Paul C. Rosier, PhD, is professor of History and the Mary M. Birle Chair in American History at Villanova. Rosier has authored multiple books on Native American History, including Serving their Country: American Indian Politics and Patriotism in the Twentieth Century (Harvard University Press, 2009), which won the 2010 Labriola Center American Indian National Book Award. His latest book project, Citizens of the World: American Indians, Citizenship, and the Promise of American Life (under contract with Cambridge University Press) examines American Indian legal and political history from the colonial era to the present.
Dana Lloyd, PhD, is an assistant professor of Global Interdisciplinary Studies at Villanova. She works at the intersection of religious studies, legal studies, Indigenous studies, and environmental humanities. Her first book manuscript, Arguing for This Land: Rethinking Indigenous Sacred Sites, is currently under contract with University Press of Kansas. Lloyd has also written extensively on the topic for the Political Theology Network, in addition to other publications.
Rosier and Lloyd also teach courses at the University related to Native American studies. Rosier teaches an undergraduate course on American Indian History, while Lloyd is currently teaching a Peace and Justice course titled “Native America and the Question of Genocide.”
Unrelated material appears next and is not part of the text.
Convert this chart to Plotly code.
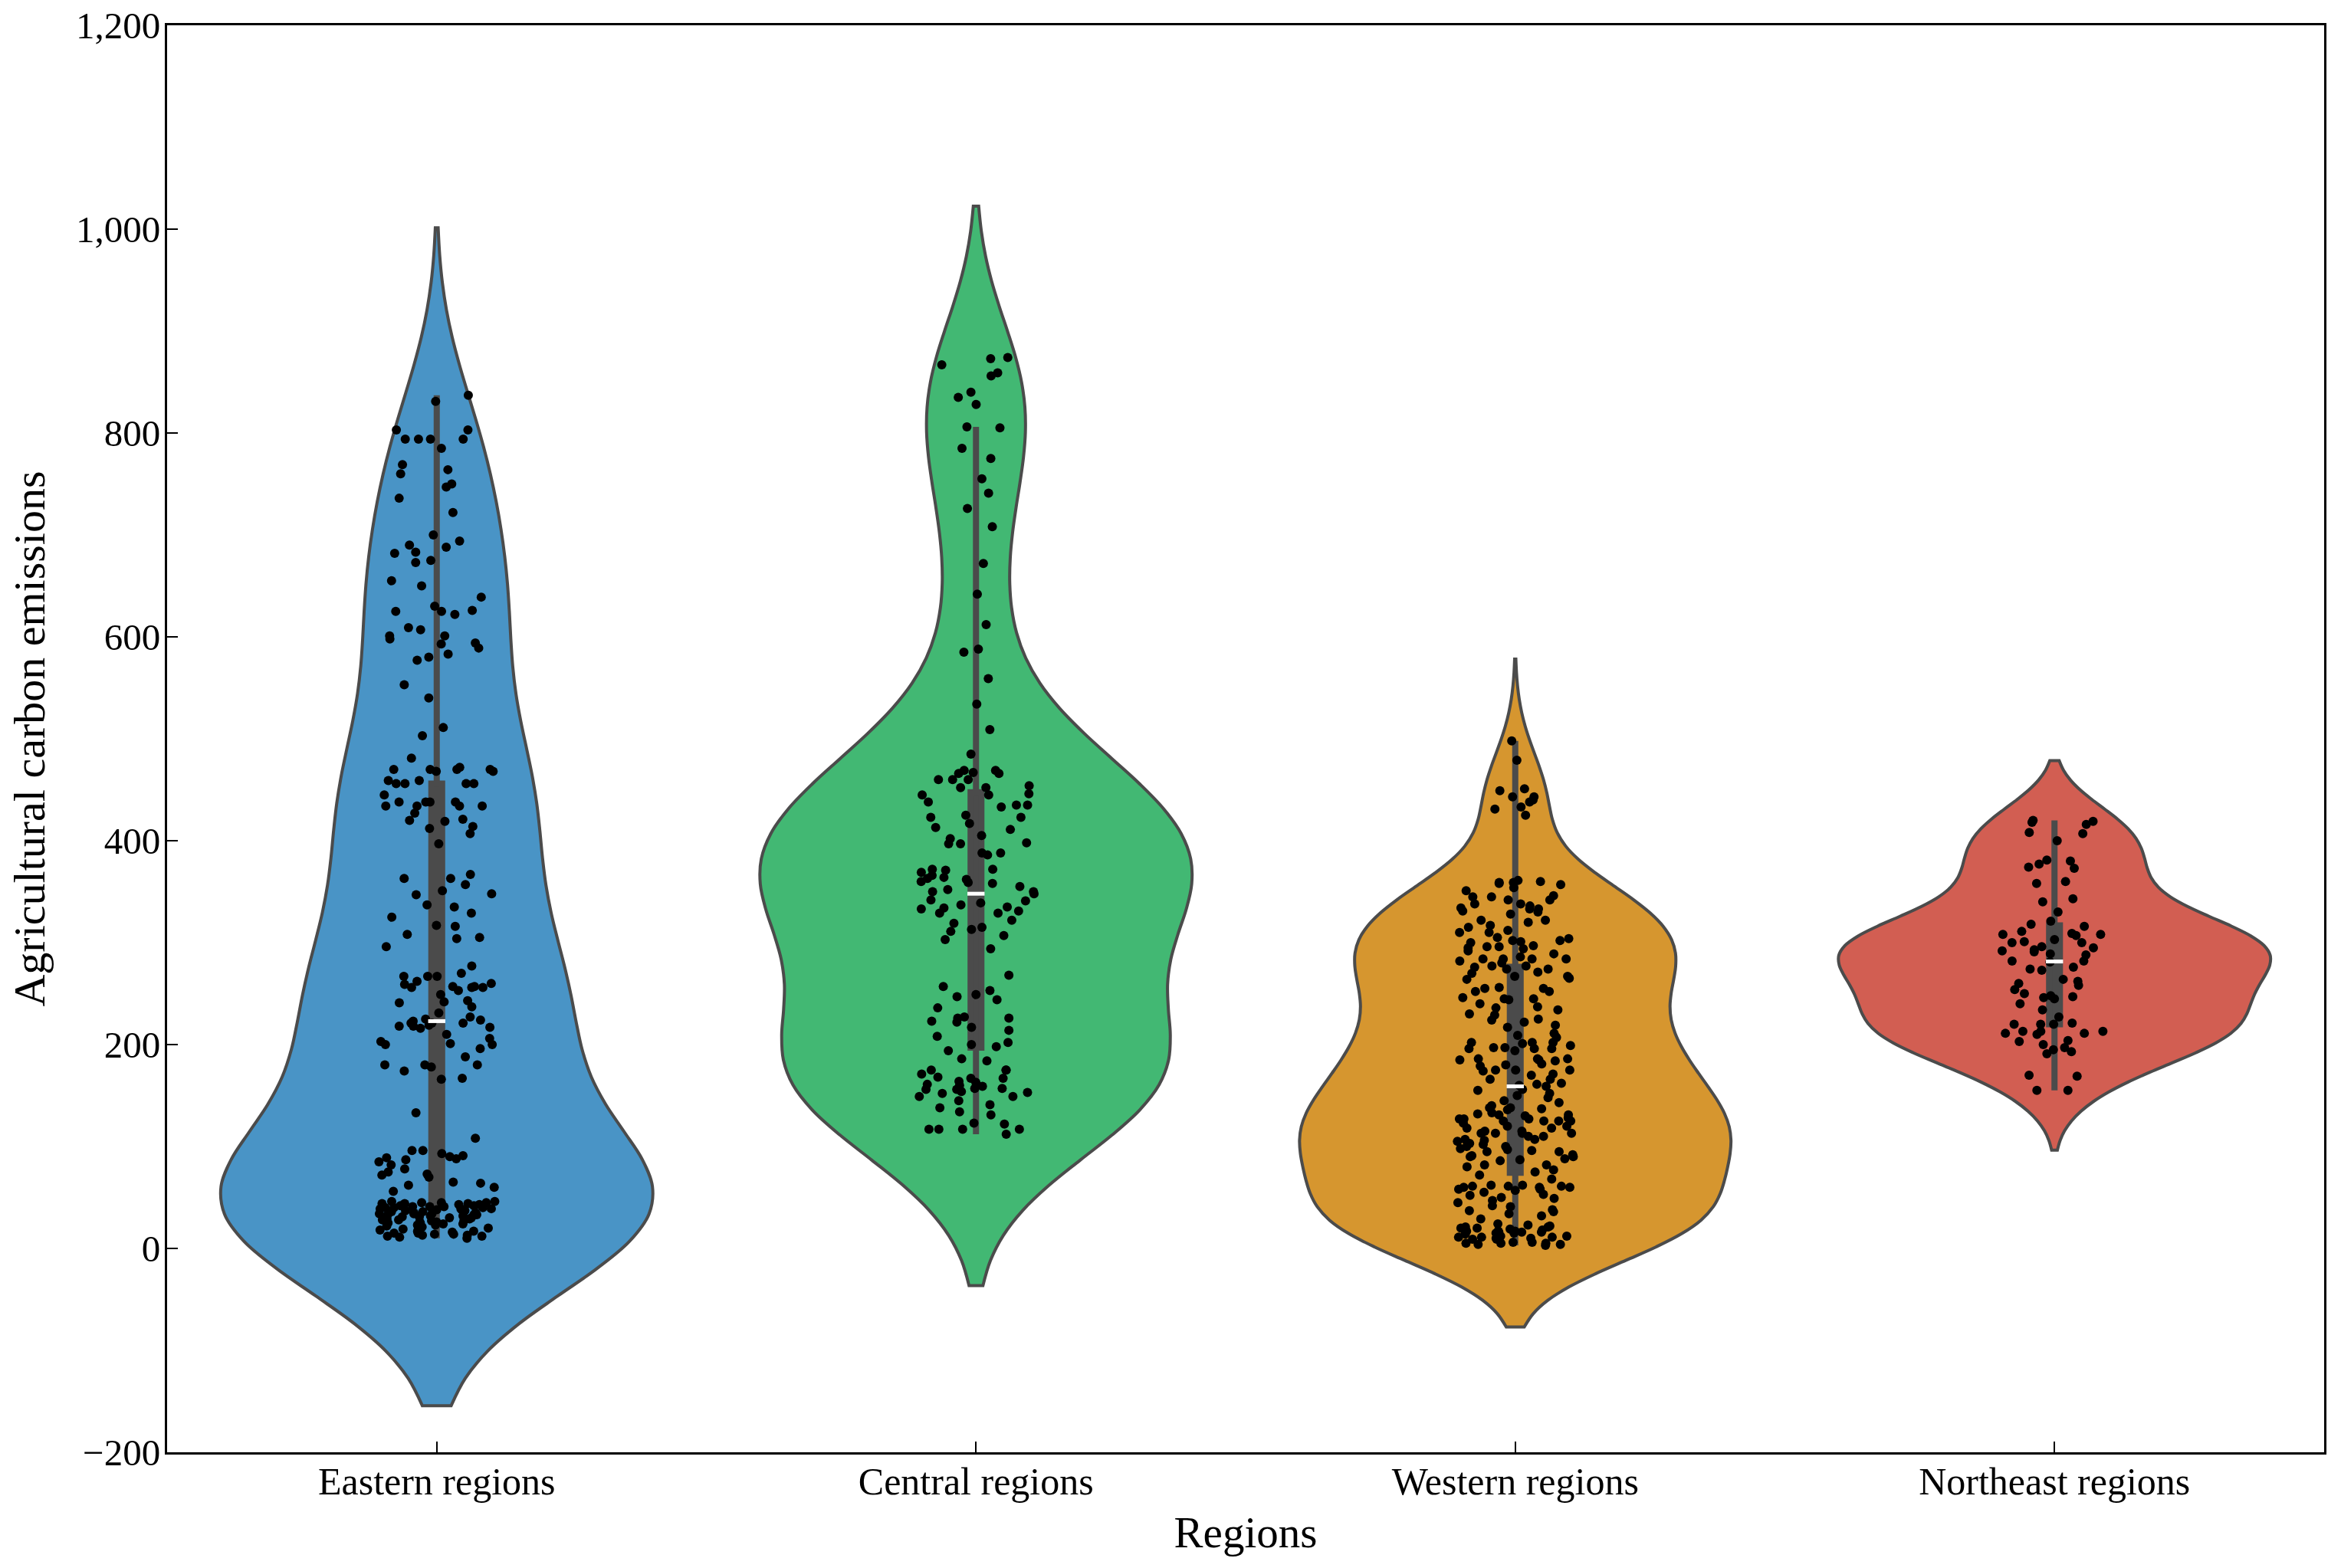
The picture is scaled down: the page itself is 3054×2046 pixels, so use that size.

Ann C. Juliano, JD, a professor of Law at Villanova University’s Charles Widger School of Law studies and teaches on a variety of legal topics, including Federal Indian law. Juliano contributed a book chapter to the Indian Law edition of the Stories series, explaining the backstory behind the important Supreme Court cases in substantive areas. She has also written articles discussing the United States’ trust responsibility to Native American tribes which have been relied on by federal courts.